Так, антрополог Текамсе Фитч из шотландского Университета Св. Андрея в интервью Science назвал работу «красивым примером того, какой потенциал несёт «перекрестное опыление» между биологией и лингвистикой». По его словам, эта работа «знаменует появление целой новой области математики, которая применима ко всем эволюционным системам — будь то гены, слова или мысли».
Ту же мысль высказал британскому журналу Nature и гарвардский математик Эрез Либерман: работа «отражает проявляющийся тренд — применение математической эволюции к лингвистике». По его словам, некоторый разнобой в результатах, полученных для разных языковых групп, не должен смущать, поскольку эта новая область науки: «Если хочешь раскопать что-то новое, остаться чистым не получится».
Сами лингвисты к работе отнеслись более сдержанно. Как заметил специалист по языкознанию, научный сотрудник МПГУ Александр Грищенко, опубликованная работа — сильное упрощение, годное разве что в методических целях. «Никаких «узлов», никаких «ветвей» и «дорожек» в реальной истории языка нет». По словам Грищенко, он не знает языков, которые бы вписывались в подобное «древо».
По словам исторического лингвиста Брайана Джозефа из Университета штата Огайо, работа Пейджела и его коллег «умная», но само по себе наличие эпизодов быстрого развития «не новость: такие вспышки и периоды стазиса давно признаны». Джозеф указывает и на слабость методики: «Нет чётко определённого критерия, который мог бы определить, когда два наречия разошлись достаточно, чтобы считаться отдельными языками».
Российский специалист ещё более категоричен, отмечая методологические ошибки, допущенные, по его мнению, авторами работы: «Всё в одной куче: американский английский с какими-нибудь языками банту.

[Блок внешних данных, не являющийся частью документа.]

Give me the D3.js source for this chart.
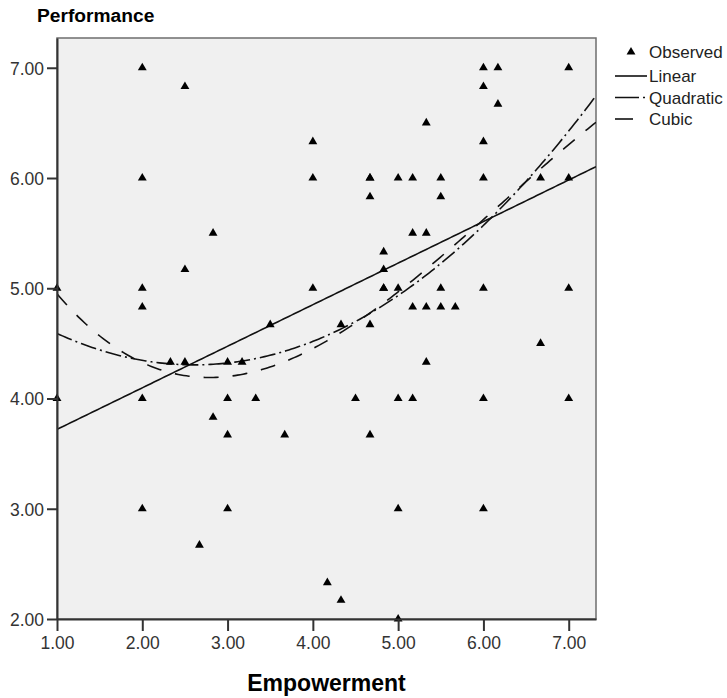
<!DOCTYPE html>
<html>
<head>
<meta charset="utf-8">
<script src="https://cdn.jsdelivr.net/npm/d3@7"></script>
<style>
  body { margin: 0; background: #fff; }
  svg { display: block; font-family: "Liberation Sans", Arial, sans-serif; }
</style>
</head>
<body>
<div class="chart"></div>
<script>
// observed cases (Empowerment, Performance)
const empowerment = [
  1, 1,
  2, 2, 2, 2, 2, 2,
  2.33, 2.5, 2.5, 2.5, 2.67, 2.83, 2.83,
  3, 3, 3, 3, 3.17, 3.33, 3.5, 3.67,
  4, 4, 4, 4.17, 4.33, 4.33, 4.5,
  4.67, 4.67, 4.67, 4.67, 4.67,
  4.83, 4.83, 4.83, 4.83,
  5, 5, 5, 5, 5, 5.17, 5.17, 5.17, 5.17,
  5.33, 5.33, 5.33, 5.33, 5.5, 5.5, 5.5, 5.5, 5.67,
  6, 6, 6, 6, 6, 6, 6, 6.17, 6.17,
  6.67, 6.67, 7, 7, 7, 7
];
const performance = [
  5, 4,
  7, 6, 5, 4.83, 4, 3,
  4.33, 6.83, 5.17, 4.33, 2.67, 5.5, 3.83,
  4.33, 4, 3.67, 3, 4.33, 4, 4.67, 3.67,
  6.33, 6, 5, 2.33, 4.67, 2.17, 4,
  6, 5.83, 4.67, 3.67, 6,
  5.33, 5.17, 5, 5,
  6, 5, 4, 3, 2, 6, 5.5, 4.83, 4,
  6.5, 5.5, 4.83, 4.33, 6, 5.83, 5, 4.83, 4.83,
  7, 6.83, 6.33, 6, 5, 4, 3, 7, 6.67,
  6, 4.5, 7, 6, 5, 4
];

// fitted curves, coefficients (c0 + c1*x + c2*x^2 + c3*x^3)
const linearCoef = [3.343, 0.377];
const quadraticCoef = [5.054, -0.574, 0.11];
const cubicCoef = [6.192, -1.590, 0.368, -0.0198];

const xTicks = [1, 2, 3, 4, 5, 6, 7];
const yTicks = [2, 3, 4, 5, 6, 7];
const legendLabels = ["Observed", "Linear", "Quadratic", "Cubic"];

const width = 727;
const height = 698;

const svg = d3.select(".chart")
  .append("svg")
    .attr("width", width)
    .attr("height", height);

const x = d3.scaleLinear().domain([1, 7.32]).range([57, 596]);
const y = d3.scaleLinear().domain([2, 7.27]).range([619, 38]);

// plot background
svg.append("rect")
  .attr("x", x.range()[0])
  .attr("y", y.range()[1])
  .attr("width", x.range()[1] - x.range()[0])
  .attr("height", y.range()[0] - y.range()[1])
  .style("fill", "#f0f0f0")
  .style("stroke", "#6e6e6e")
  .style("stroke-width", 1.5);

// fit lines
const poly = (c) => (v) => c.reduce((s, k, i) => s + k * Math.pow(v, i), 0);
const xs = d3.range(0, 201).map((i) => 1 + i * (7.32 - 1) / 200);

svg.append("clipPath")
    .attr("id", "plot-clip")
  .append("rect")
    .attr("x", 57).attr("y", 38)
    .attr("width", 539).attr("height", 581);

const fits = [
  { coef: linearCoef, dash: null },
  { coef: quadraticCoef, dash: "16,4,2,4" },
  { coef: cubicCoef, dash: "15,14" }
];

const line = d3.line()
  .x((d) => x(d[0]))
  .y((d) => y(d[1]));

svg.append("g")
    .attr("clip-path", "url(#plot-clip)")
  .selectAll("path")
    .data(fits).enter()
  .append("path")
    .attr("d", (d) => line(xs.map((v) => [v, poly(d.coef)(v)])))
    .style("fill", "none")
    .style("stroke", "#111")
    .style("stroke-width", 1.6)
    .style("stroke-dasharray", (d) => d.dash);

// observed points
const tri = d3.symbol().type(d3.symbolTriangle).size(34);
svg.append("g")
  .selectAll("path")
    .data(empowerment.map((e, i) => [e, performance[i]])).enter()
  .append("path")
    .attr("d", tri)
    .attr("transform", (d) => `translate(${x(d[0])}, ${y(d[1])})`)
    .style("fill", "#000");

// axes
const xAxis = svg.append("g")
  .attr("transform", `translate(0, ${y.range()[0]})`)
  .call(d3.axisBottom(x).tickValues(xTicks).tickFormat(d3.format(".2f")).tickSize(12).tickSizeOuter(0));

const yAxis = svg.append("g")
  .attr("transform", `translate(${x.range()[0]}, 0)`)
  .call(d3.axisLeft(y).tickValues(yTicks).tickFormat(d3.format(".2f")).tickSize(10).tickSizeOuter(0));

[xAxis, yAxis].forEach((a) => {
  a.select(".domain").style("stroke", "#333").style("stroke-width", 2);
  a.selectAll(".tick line").style("stroke", "#333").style("stroke-width", 2);
  a.selectAll(".tick text")
    .style("font-family", "Liberation Sans, Arial, sans-serif")
    .style("font-size", "17.5px")
    .style("fill", "#333");
});
xAxis.selectAll(".tick text").attr("dy", "1.05em").attr("y", 12);
yAxis.selectAll(".tick text").attr("x", -13).attr("dy", "0.36em");

// titles
svg.append("text")
  .attr("x", 37).attr("y", 22)
  .style("font-size", "19.2px")
  .style("font-weight", "bold")
  .text("Performance");

svg.append("text")
  .attr("x", (x.range()[0] + x.range()[1]) / 2).attr("y", 691)
  .attr("text-anchor", "middle")
  .style("font-size", "23px")
  .style("font-weight", "bold")
  .text("Empowerment");

// legend
const legend = svg.append("g").attr("class", "legend");
const legendY = [52, 76, 97.5, 119];
const legendDash = [null, null, "24,4,2,20", "18,30"];

legendLabels.forEach((label, i) => {
  if (i === 0) {
    legend.append("path")
      .attr("d", tri)
      .attr("transform", `translate(631, ${legendY[i]})`)
      .style("fill", "#000");
  } else {
    legend.append("line")
      .attr("x1", 615).attr("x2", 647)
      .attr("y1", legendY[i]).attr("y2", legendY[i])
      .style("stroke", "#111")
      .style("stroke-width", 1.6)
      .style("stroke-dasharray", legendDash[i]);
  }
  legend.append("text")
    .attr("x", 649).attr("y", legendY[i])
    .attr("dy", "0.36em")
    .style("font-size", "17px")
    .style("fill", "#222")
    .text(label);
});
</script>
</body>
</html>
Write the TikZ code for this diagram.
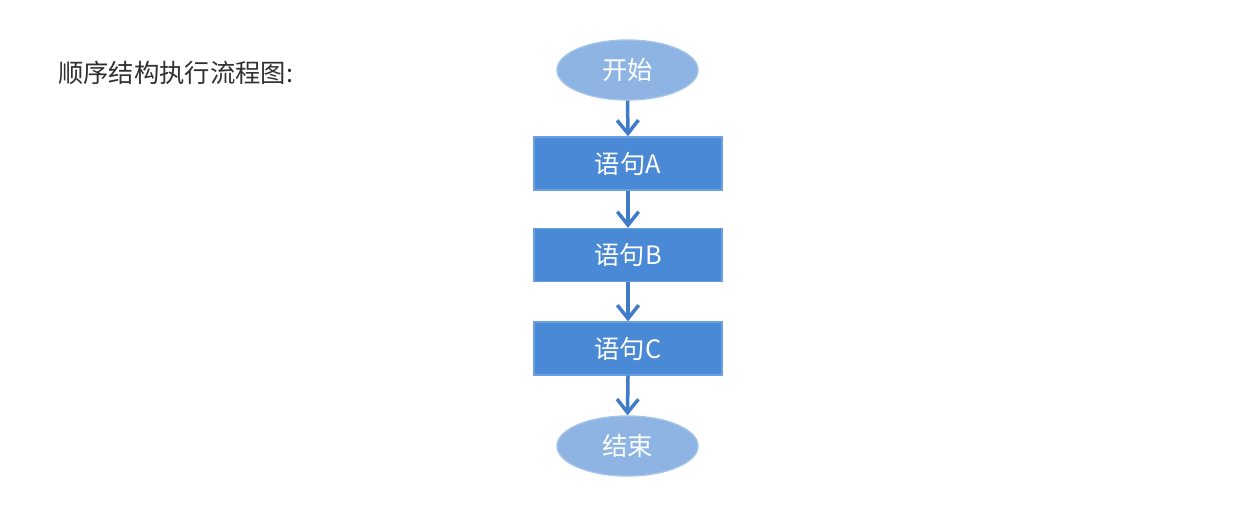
\documentclass[tikz,border=0pt]{standalone}
\usepackage{fontspec}
\setmainfont{Noto Sans CJK SC}
\usetikzlibrary{shapes.geometric,arrows.meta}
\definecolor{ellfill}{HTML}{8DB4E2}
\definecolor{ellline}{HTML}{A4C4EA}
\definecolor{boxfill}{HTML}{4A89D6}
\definecolor{boxline}{HTML}{6A9FE0}
\definecolor{arrcol}{HTML}{3F7BC9}
\definecolor{titlecol}{HTML}{303030}
\tikzset{
  termnode/.style={ellipse, draw=ellline, line width=1pt, fill=ellfill, minimum width=141*0.75pt, minimum height=60*0.75pt, inner sep=0pt, text=white, font=\fontsize{19}{22}\selectfont},
  stepbox/.style={rectangle, draw=boxline, line width=1pt, fill=boxfill, minimum width=188*0.75pt, minimum height=53*0.75pt, inner sep=0pt, text=white, font=\fontsize{19}{22}\selectfont},
  flowarrow/.style={draw=arrcol, line width=3.5*0.75pt, -{Straight Barb[length=10pt, width=16pt, line width=3.5*0.75pt]}}
}
\begin{document}
\begin{tikzpicture}[x=0.75pt, y=-0.75pt]
\useasboundingbox[fill=white] (0,0) rectangle (1237,517);
\node[anchor=west, text=titlecol, font=\fontsize{19}{22}\selectfont, inner sep=0pt] (title) at (58,73) {顺序结构执行流程图:};
\node[termnode] (start) at (627.5,70) {开始};
\node[stepbox] (a) at (628,163.5) {语句A};
\node[stepbox] (b) at (628,255) {语句B};
\node[stepbox] (c) at (628,348.5) {语句C};
\node[termnode] (end) at (627.5,446) {结束};
\draw[flowarrow] (start.south) -- (a.north);
\draw[flowarrow] (a.south) -- (b.north);
\draw[flowarrow] (b.south) -- (c.north);
\draw[flowarrow] (c.south) -- (end.north);
\end{tikzpicture}
\end{document}
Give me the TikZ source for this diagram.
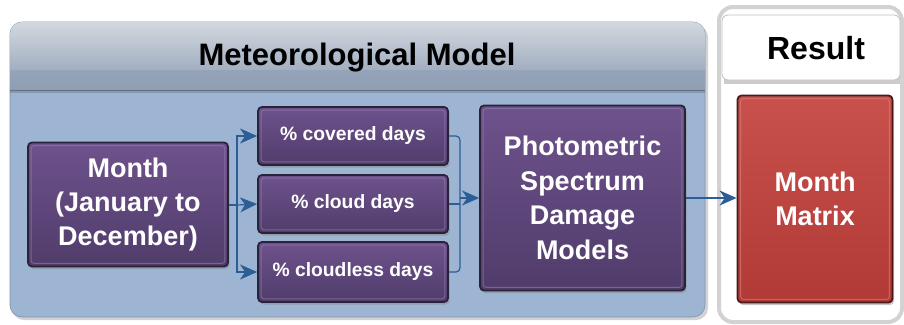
\documentclass[tikz,border=0pt]{standalone}
\usepackage{fontspec}
\setmainfont{Liberation Sans}
\usetikzlibrary{arrows.meta,shadows,calc}
\definecolor{panelblue}{HTML}{9DB5D3}
\definecolor{hdrtop}{HTML}{D2D8DF}
\definecolor{hdrbot}{HTML}{8E9EB4}
\definecolor{purtop}{HTML}{6E528C}
\definecolor{purbot}{HTML}{503C6B}
\definecolor{purline}{HTML}{2A2238}
\definecolor{redtop}{HTML}{C8514C}
\definecolor{redbot}{HTML}{B23A36}
\definecolor{redline}{HTML}{4A1A1A}
\definecolor{arrowblue}{HTML}{2D5D95}
\tikzset{
  purbox/.style={draw=purline, line width=1.8pt, rounded corners=4pt,
    top color=purtop, bottom color=purbot, text=white,
    align=center, inner sep=0pt,
    drop shadow={shadow xshift=1.5pt, shadow yshift=-2.5pt, opacity=0.45}},
  redbox/.style={draw=redline, line width=1.8pt, rounded corners=4pt,
    top color=redtop, bottom color=redbot, text=white,
    align=center, inner sep=0pt,
    drop shadow={shadow xshift=1.5pt, shadow yshift=-2.5pt, opacity=0.45}},
  bevel/.style={line width=1pt, rounded corners=3pt, opacity=0.55},
  bigtext/.style={font=\bfseries\fontsize{27}{34}\selectfont},
  smalltext/.style={font=\bfseries\fontsize{19.3}{22}\selectfont},
  conn/.style={draw=arrowblue, line width=1.2pt, rounded corners=4pt},
  arr/.style={draw=arrowblue, line width=1.2pt, sharp corners, -{Stealth[length=17pt,width=15pt,inset=5pt]}},
}
\begin{document}
\begin{tikzpicture}[x=1pt,y=-1pt]
\useasboundingbox (0,0) rectangle (904,324);
% meteorological panel
\fill[gray!35, rounded corners=12pt] (12,25) rectangle (708,320);
\draw[fill=panelblue, draw=panelblue!80!black, line width=0.6pt, rounded corners=12pt] (10,22) rectangle (705,317);
\fill[hdrbot!80!black, opacity=0.5] (10,90) rectangle (705,93);
\shade[top color=hdrtop, bottom color=hdrbot, rounded corners=12pt] (10,22) rectangle (705,90);
\shade[top color=hdrbot!90!hdrtop, bottom color=hdrbot] (10,70) rectangle (705,90);
\draw[hdrbot!70!black, line width=0.6pt] (10,90) -- (705,90);
\node[font=\bfseries\fontsize{31}{36}\selectfont, text=black] (title) at (357,58) {Meteorological Model};
% result panel
\draw[fill=white, draw=gray!35, line width=4pt, rounded corners=14pt] (719,7) rectangle (902,322);
\fill[gray!40] (724,20) rectangle (900,84);
\draw[fill=white, draw=gray!50, line width=0.8pt, rounded corners=6pt] (722,15) rectangle (900,80);
\node[font=\bfseries\fontsize{32}{36}\selectfont] (restitle) at (816,48) {Result};
% boxes
\node[purbox, bigtext, minimum width=200pt, minimum height=124pt] (month) at (128,204.5)
  {Month\\(January to\\December)};
\node[purbox, smalltext, minimum width=190pt, minimum height=58pt] (covered) at (353,136)
  {\% covered days};
\node[purbox, smalltext, minimum width=190pt, minimum height=58pt] (cloud) at (353,204)
  {\% cloud days};
\node[purbox, smalltext, minimum width=190pt, minimum height=60pt] (cloudless) at (353,272)
  {\% cloudless days};
\node[purbox, font=\bfseries\fontsize{27}{34.5}\selectfont, minimum width=205pt, minimum height=185pt] (photo) at (582.5,198)
  {Photometric\\Spectrum\\Damage\\Models};
\node[redbox, bigtext, minimum width=155pt, minimum height=207pt] (matrix) at (815,199)
  {Month\\Matrix};
% bevels
\foreach \n in {month,covered,cloud,cloudless,photo}{
  \draw[bevel, draw=purtop!70!white] ($(\n.north west)+(4,4)$) rectangle ($(\n.south east)+(-4,-4)$);
}
\draw[bevel, draw=redtop!70!white] ($(matrix.north west)+(4,4)$) rectangle ($(matrix.south east)+(-4,-4)$);
% connectors
\coordinate (j1) at (237,205);
\coordinate (j2) at (460,198);
\draw[conn] (month.east |- j1) -- (j1);
\draw[arr] (j1) |- (covered.west);
\draw[arr] (j1) -- (cloud.west);
\draw[arr] (j1) |- (cloudless.west);
\draw[conn] (covered.east) -| (j2);
\draw[conn] (cloudless.east) -| (j2);
\draw[conn] (cloud.east) -- (cloud.east -| j2);
\draw[arr] (j2) -- (photo.west |- j2);
\draw[arr] (photo.east |- j2) -- (matrix.west |- j2);
\end{tikzpicture}
\end{document}
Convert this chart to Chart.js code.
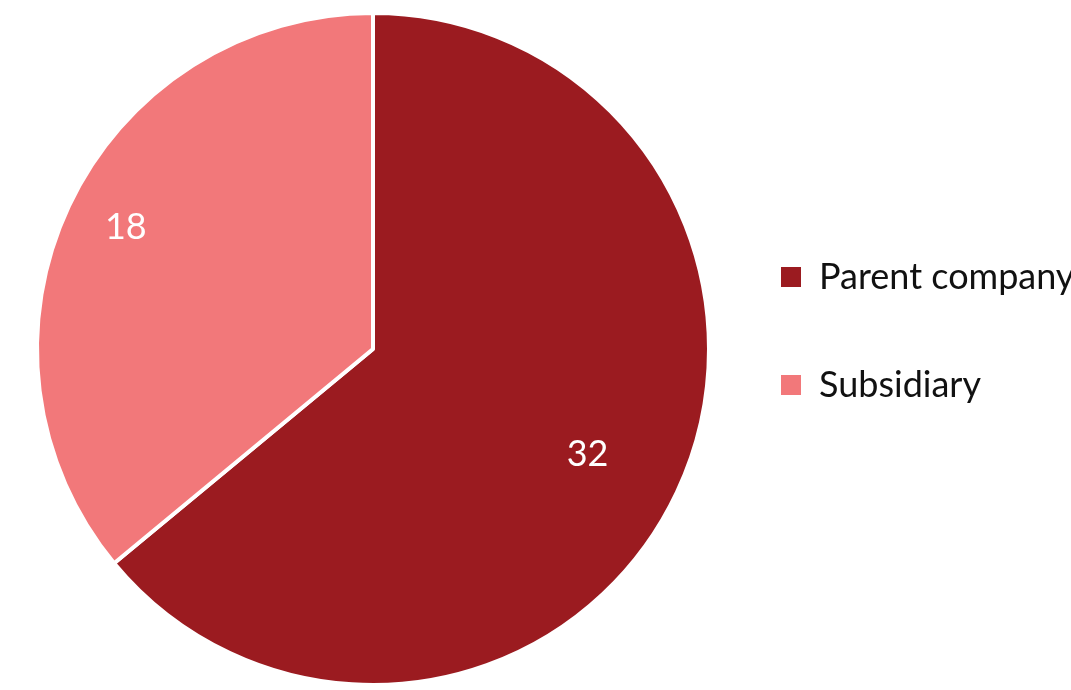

Нельзя в одном ряду рассматривать историю просто языков и историю языков литературных».
По его словам, естественно-исторические и социокультурные процессы в работе безосновательно объединены.
По словам Джозефа, было бы гораздо интереснее, если бы математикам удалось доказать причинно-следственную связь, предлагаемую в объяснение этих событий. Он замечает, что возможен и прямо противоположный вариант: эпизоды бурного изменения языка провоцируют разделение. Кроме того, и прямого доказательства наличия событий пунктуации эта работа не даёт: возможен и тот вариант, что языки, с лёгкостью допускающие изменения, чаще разделяются.
Пейджел признаёт, что предложенный им метод может показать лишь статистическую связь между средней скоростью изменения и частотой событий дробления, но не может определить, что является причиной, а что следствием. Поэтому в обоснование выводов о причинно-следственной связи приходится привлекать внешние гипотезы вроде «эффекта отцов-основателей», которые из данных никак не следуют и остаются гипотезами.
Впрочем, если бы учёные пытались доказать тезис «большие изменения влекут появление нового языка», их работу вряд ли бы приняли к публикации в Science.